With its wide-angle view of the universe, GLAST is designed to survey the whole sky every three hours. It also will cover a range of radiation never before studied and reveal bizarre physics triggered by immense gravity, powerful magnetism and supercharged electrical fields that cannot be replicated on Earth.

"We're really at a unique time in the history of science and astronomy that we can study the cosmos across the electromagnetic spectrum for the first time," said John Morse, director of NASA's astrophysics division at the agency's Washington, D.C. headquarters.

"Every time you push the boundaries and do something an order of magnitude better than you've done before, you always wind up with new discoveries," he said.

The observatory is expected to last five years, but scientists are hoping for a mission twice as long. There is no shortage of targets.

Gamma rays are emitted from objects throughout the universe, as near as the sun and moon and as far away as the beginning of time.

Scientists also may learn about dark matter, which is a generic term for explaining the missing mass needed to account for the expansion of the universe.

"Many people suspect there are clues to the nature of dark matter in gamma rays," Ritz said. "We'd love to understand much more about it."

Other areas of study include:

*Neutron stars, which are created in the cores of massive stars.
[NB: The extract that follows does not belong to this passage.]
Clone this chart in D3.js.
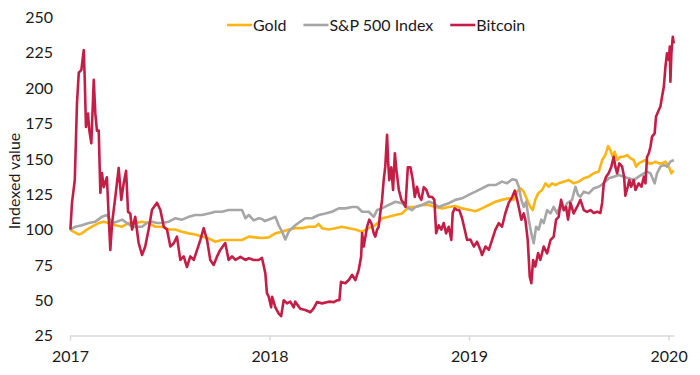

These objects are so dense with matter that a billion tons of neutron star material would only fill a tablespoon. The magnetic fields these entities create are huge.

*Supermassive black holes, which are believed to reside in most, if not all, galaxies. Though these objects, which emit no light, cannot be studied directly, they have a powerful impact on their surroundings, generating jets, for example, that are blown completely out of the host galaxies. Scientists do not know how this is possible.
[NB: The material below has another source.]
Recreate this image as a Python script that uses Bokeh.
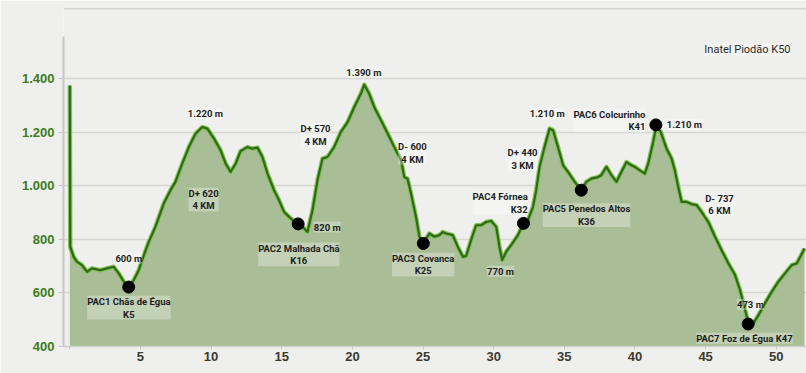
from bokeh.plotting import figure
from bokeh.models import FixedTicker, ColumnDataSource
from bokeh.core.properties import value
from bokeh.embed import file_html
from bokeh.resources import INLINE

# ---- data (km, elevation in m) ----
km = [0.0, 0.03, 0.27, 0.51, 0.86, 1.22, 1.57, 2.16, 2.64, 3.1, 3.46, 3.82, 4.17, 4.53, 4.88,
      5.12, 5.59, 6.06, 6.65, 7.13, 7.48, 7.96, 8.43, 8.9, 9.38, 9.73, 10.2, 10.67, 11.03, 11.38,
      11.74, 12.09, 12.57, 12.92, 13.28, 13.63, 13.99, 14.45, 14.81, 15.16, 15.64, 16.16, 16.47,
      16.82, 17.18, 17.53, 17.89, 18.24, 18.71, 19.18, 19.66, 20.13, 20.6, 20.84, 21.19, 21.55,
      22.02, 22.5, 22.96, 23.44, 23.67, 23.9, 24.15, 24.5, 24.74, 25.02, 25.45, 25.8, 26.16, 26.4,
      26.63, 27.1, 27.46, 27.82, 28.05, 28.4, 28.76, 29.11, 29.47, 29.82, 30.18, 30.41, 30.6,
      30.89, 31.24, 31.72, 32.11, 32.43, 32.78, 33.01, 33.25, 33.6, 33.96, 34.2, 34.55, 34.91,
      35.26, 35.73, 36.2, 36.56, 36.92, 37.39, 37.62, 37.98, 38.33, 38.69, 39.04, 39.4, 39.75,
      39.99, 40.34, 40.7, 40.94, 41.29, 41.52, 41.83, 42.23, 42.59, 42.82, 43.06, 43.3, 43.65,
      44.0, 44.36, 44.71, 45.19, 45.66, 46.13, 46.61, 47.08, 47.43, 47.74, 48.03, 48.38, 48.74,
      49.2, 49.68, 50.15, 50.62, 51.1, 51.45, 51.76, 52.0]
elev = [1375, 772, 735, 716, 704, 679, 692, 685, 692, 698, 673, 642, 622, 648, 685,
        723, 791, 847, 934, 984, 1015, 1083, 1145, 1195, 1220, 1214, 1177, 1133, 1083, 1052,
        1083, 1130, 1145, 1139, 1143, 1108, 1046, 984, 946, 903, 878, 858, 847,
        828, 909, 1021, 1102, 1108, 1145, 1201, 1238, 1294, 1344, 1378, 1344, 1294,
        1245, 1195, 1145, 1096, 1033, 1027, 971, 884, 810, 785, 822, 810, 816, 828,
        822, 816, 772, 735, 738, 797, 853, 853, 865, 869, 847, 772, 723,
        754, 779, 816, 860, 872, 921, 984, 1071, 1145, 1214, 1208, 1145, 1077,
        1052, 1015, 984, 1015, 1027, 1033, 1040, 1071, 1040, 1015, 1052, 1089, 1077,
        1071, 1058, 1046, 1083, 1164, 1226, 1201, 1139, 1102, 1058, 996, 940, 940,
        932, 928, 903, 865, 810, 760, 710, 667, 611, 548, 486, 486, 517,
        561, 604, 642, 673, 704, 710, 741, 766]

pac_km = [4.17, 16.16, 25.02, 32.11, 36.2, 41.48, 48.01]
pac_elev = [622, 858, 785, 860, 984, 1228, 484]

x_ticks = [0, 5, 10, 15, 20, 25, 30, 35, 40, 45, 50]
y_ticks = [400, 600, 800, 1000, 1200, 1400]
y_tick_labels = ["400", "600", "800", "1.000", "1.200", "1.400"]

# annotation texts anchored at data coordinates
center_texts = ["1.220 m", "D+ 620\n4 KM", "600 m", "PAC1 Chãs de Égua\nK5",
                "PAC2 Malhada Chã\nK16", "D+ 570\n4 KM", "1.390 m", "D- 600\n4 KM",
                "PAC3 Covanca\nK25", "770 m", "D+ 440\n3 KM", "1.210 m",
                "PAC5 Penedos Altos\nK36", "1.210 m", "D- 737\n6 KM", "473 m",
                "PAC7 Foz de Égua K47"]
center_x = [9.60, 9.47, 4.18, 4.18, 16.21, 17.39, 20.81, 24.25, 25.01, 30.48, 32.04, 33.79,
            36.57, 43.50, 45.98, 48.17, 47.75]
center_y = [1270, 949, 730, 545, 744, 1189, 1424, 1123, 706, 681, 1100, 1269,
            891, 1229, 930, 557, 431]
right_texts = ["PAC4 Fórnea\nK32", "PAC6 Colcurinho\nK41"]
right_x = [32.41, 40.74]
right_y = [935, 1245]
left_texts = ["820 m"]
left_x = [17.27]
left_y = [846]
title_text = "Inatel Piodão K50"

BG = "#efefed"
p = figure(width=806, height=373, x_range=(-0.446, 52.14), y_range=(400, 1674),
           output_backend="svg", toolbar_location=None,
           min_border_left=63, min_border_right=0, min_border_top=5, min_border_bottom=27,
           background_fill_color=BG, border_fill_color=BG, outline_line_color=None)

# grid
p.xgrid.visible = False
p.ygrid.ticker = FixedTicker(ticks=[600, 800, 1000, 1200, 1400])
p.ygrid.grid_line_color = "#d6d6d3"
p.ygrid.grid_line_width = 1.5

# top rule
p.line([-0.446, 52.14], [1662, 1662], line_color="#d3d3d1", line_width=1.5)

# area + line
src = ColumnDataSource(dict(km=km, elev=elev, base=[400] * len(km)))
p.varea(x="km", y1="base", y2="elev", source=src, fill_color="#a9bd97")
p.line(x="km", y="elev", source=src, line_color="#86c25a", line_width=4.5, line_join="round")
p.line(x="km", y="elev", source=src, line_color="#2e6a16", line_width=2.2, line_join="round")

p.scatter(pac_km, pac_elev, size=12, color="black")

LBL_FONT = value("Roboto")
common = dict(text_font=LBL_FONT, text_font_size="9.5px", text_font_style="bold",
              text_color="#1e1e1e", text_baseline="middle", text_line_height=1.15,
              background_fill_color="white", background_fill_alpha=0.3)
p.text(center_x, center_y, text=center_texts, text_align="center", **common)
p.text(right_x, right_y, text=right_texts, text_align="right", **common)
p.text(left_x, left_y, text=left_texts, text_align="left", **common)
p.text([47.96], [1509], text=[title_text], text_align="center", text_baseline="middle",
       text_font=value("Roboto"), text_font_size="11px",
       text_color="#2a2a2a", background_fill_color="white", background_fill_alpha=0.3)

# axes
p.yaxis.ticker = FixedTicker(ticks=y_ticks)
p.yaxis.major_label_overrides = dict(zip(y_ticks, y_tick_labels))
p.yaxis.bounds = (400, 1560)
p.yaxis.axis_line_color = "#c6c6c4"
p.yaxis.axis_line_width = 2
p.yaxis.major_tick_line_color = "#c6c6c4"
p.yaxis.major_tick_out = 5
p.yaxis.major_tick_in = 0
p.yaxis.minor_tick_line_color = None
p.yaxis.major_label_standoff = 4
p.yaxis.major_label_text_font = "Liberation Sans"
p.yaxis.major_label_text_font_style = "bold"
p.yaxis.major_label_text_font_size = "13px"
p.yaxis.major_label_text_color = "#3d7b1c"

p.xaxis.ticker = FixedTicker(ticks=x_ticks)
p.xaxis.major_label_overrides = {0: ""}
p.xaxis.axis_line_color = "#cfcfcc"
p.xaxis.axis_line_width = 1.5
p.xaxis.major_tick_line_color = "#c6c6c4"
p.xaxis.major_tick_out = 3
p.xaxis.major_tick_in = 0
p.xaxis.minor_tick_line_color = None
p.xaxis.major_label_standoff = 2
p.xaxis.major_label_text_font = "Liberation Sans"
p.xaxis.major_label_text_font_style = "bold"
p.xaxis.major_label_text_font_size = "13px"
p.xaxis.major_label_text_color = "#3a3a30"

open("out.html", "w").write(file_html(p, INLINE))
*Active galactic nuclei, which are galaxies with extraordinarily luminous cores that are powered by black holes containing millions or even billions of times more material than our sun.
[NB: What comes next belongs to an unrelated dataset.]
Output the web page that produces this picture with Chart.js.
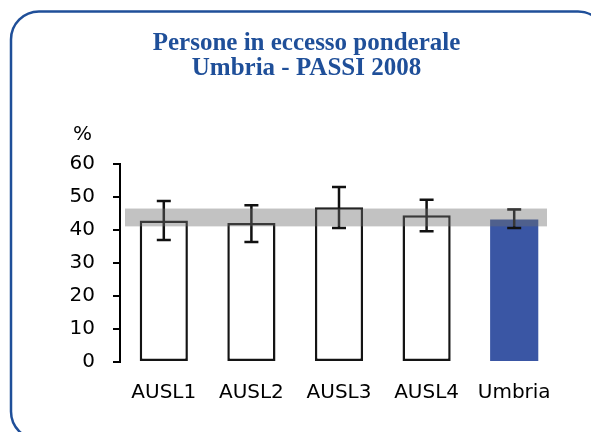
<!DOCTYPE html>
<html>
<head>
<meta charset="utf-8">
<script src="https://cdn.jsdelivr.net/npm/chart.js@4.4.1/dist/chart.umd.min.js"></script>
<style>
  html, body { margin: 0; padding: 0; background: #fff; }
  #wrap { width: 591px; height: 432px; position: relative; }
</style>
</head>
<body>
<div id="wrap"><canvas id="c" width="591" height="432"></canvas></div>
<script>
const titleLines = ['Persone in eccesso ponderale', 'Umbria - PASSI 2008'];
const yUnit = '%';
const categories = ['AUSL1', 'AUSL2', 'AUSL3', 'AUSL4', 'Umbria'];
const values  = [42.9, 42.1, 46.9, 44.5, 43.2];
const errLow  = [37.0, 36.4, 40.6, 39.6, 40.6];
const errHigh = [48.8, 47.5, 53.0, 49.2, 46.2];
const band    = [41.1, 46.5];
const yRange  = [0, 60];
const yStep   = 10;

const fills   = ['#ffffff', '#ffffff', '#ffffff', '#ffffff', '#3a56a4'];
const borders = ['#141414', '#141414', '#141414', '#141414', 'rgba(0,0,0,0)'];
const bWidths = [2.5, 2.5, 2.5, 2.5, 0];

const decor = {
  id: 'decor',
  beforeDraw(chart) {
    const ctx = chart.ctx;
    ctx.save();
    ctx.fillStyle = '#ffffff';
    ctx.fillRect(0, 0, chart.width, chart.height);
    ctx.strokeStyle = '#1f4f99';
    ctx.lineWidth = 2.5;
    ctx.beginPath();
    ctx.roundRect(11, 11.5, 595, 428, 28);
    ctx.stroke();
    ctx.fillStyle = '#1f4f99';
    ctx.font = 'bold 25px "Liberation Serif"';
    ctx.textAlign = 'center';
    ctx.textBaseline = 'alphabetic';
    ctx.fillText(titleLines[0], 306.5, 49.5);
    ctx.fillText(titleLines[1], 306.5, 75);
    ctx.fillStyle = '#000000';
    ctx.font = '20px "DejaVu Sans"';
    ctx.textBaseline = 'middle';
    ctx.fillText(yUnit, 82.5, 135);
    ctx.restore();
  },
  afterDatasetsDraw(chart) {
    const ctx = chart.ctx;
    const ys = chart.scales.y;
    const meta = chart.getDatasetMeta(0);
    ctx.save();
    ctx.strokeStyle = '#111111';
    ctx.lineWidth = 2.5;
    meta.data.forEach((bar, i) => {
      const x = bar.x;
      const yH = ys.getPixelForValue(errHigh[i]);
      const yL = ys.getPixelForValue(errLow[i]);
      ctx.beginPath();
      ctx.moveTo(x, yH); ctx.lineTo(x, yL);
      ctx.moveTo(x - 7, yH); ctx.lineTo(x + 7, yH);
      ctx.moveTo(x - 7, yL); ctx.lineTo(x + 7, yL);
      ctx.stroke();
    });
    const b1 = ys.getPixelForValue(band[1]);
    const b0 = ys.getPixelForValue(band[0]);
    ctx.fillStyle = 'rgba(110,110,110,0.42)';
    ctx.fillRect(125, b1, 547 - 125, b0 - b1);
    ctx.restore();
  }
};

new Chart(document.getElementById('c'), {
  type: 'bar',
  data: {
    labels: categories,
    datasets: [{
      data: values,
      backgroundColor: fills,
      borderColor: borders,
      borderWidth: bWidths,
      borderSkipped: false,
      barPercentage: 0.55,
      categoryPercentage: 1.0
    }]
  },
  options: {
    responsive: false,
    animation: false,
    devicePixelRatio: 1,
    layout: { padding: { top: 164, right: 33, bottom: 8, left: 0 } },
    plugins: { legend: { display: false }, tooltip: { enabled: false }, title: { display: false } },
    scales: {
      x: {
        grid: { display: false, drawTicks: false },
        border: { display: false },
        ticks: { color: '#000', font: { family: 'DejaVu Sans', size: 20 }, padding: 19 }
      },
      y: {
        min: yRange[0], max: yRange[1],
        ticks: { stepSize: yStep, color: '#000', font: { family: 'DejaVu Sans', size: 20 }, padding: 18 },
        grid: { drawOnChartArea: false, drawTicks: true, tickLength: 7, color: '#000', lineWidth: 2 },
        border: { display: true, color: '#000', width: 2 },
        afterFit(s) { s.width = 120; }
      }
    }
  },
  plugins: [decor]
});
</script>
</body>
</html>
*Gamma ray bursts, which are the brightest gamma ray phenomena known, outshining all other sources of gamma rays combined. In seconds, a single burst can radiate more energy than the sun has and will produce over its 10-billion year lifetime.

*The speed of light, which may or may not be uniform in a vacuum. Einstein's special theory of relativity states that electromagnetic radiation should travel at the same speed, which is 186,282.4 miles per second. However, some attempts to mesh this theory with quantum mechanics have an alternative theory that predicts extremely high-energy gamma rays could travel at a slightly different speed than other forms of light due to tiny turbulences when matter and antimatter particles form and annihilate. Some physicists suggest these fluctuations also produce tiny black holes, which may boost or slow the speed of very high energy gamma rays.

"With such a huge leap in capability," said Ritz, "I'm expecting the most important science we're going to do is not on anybody's list."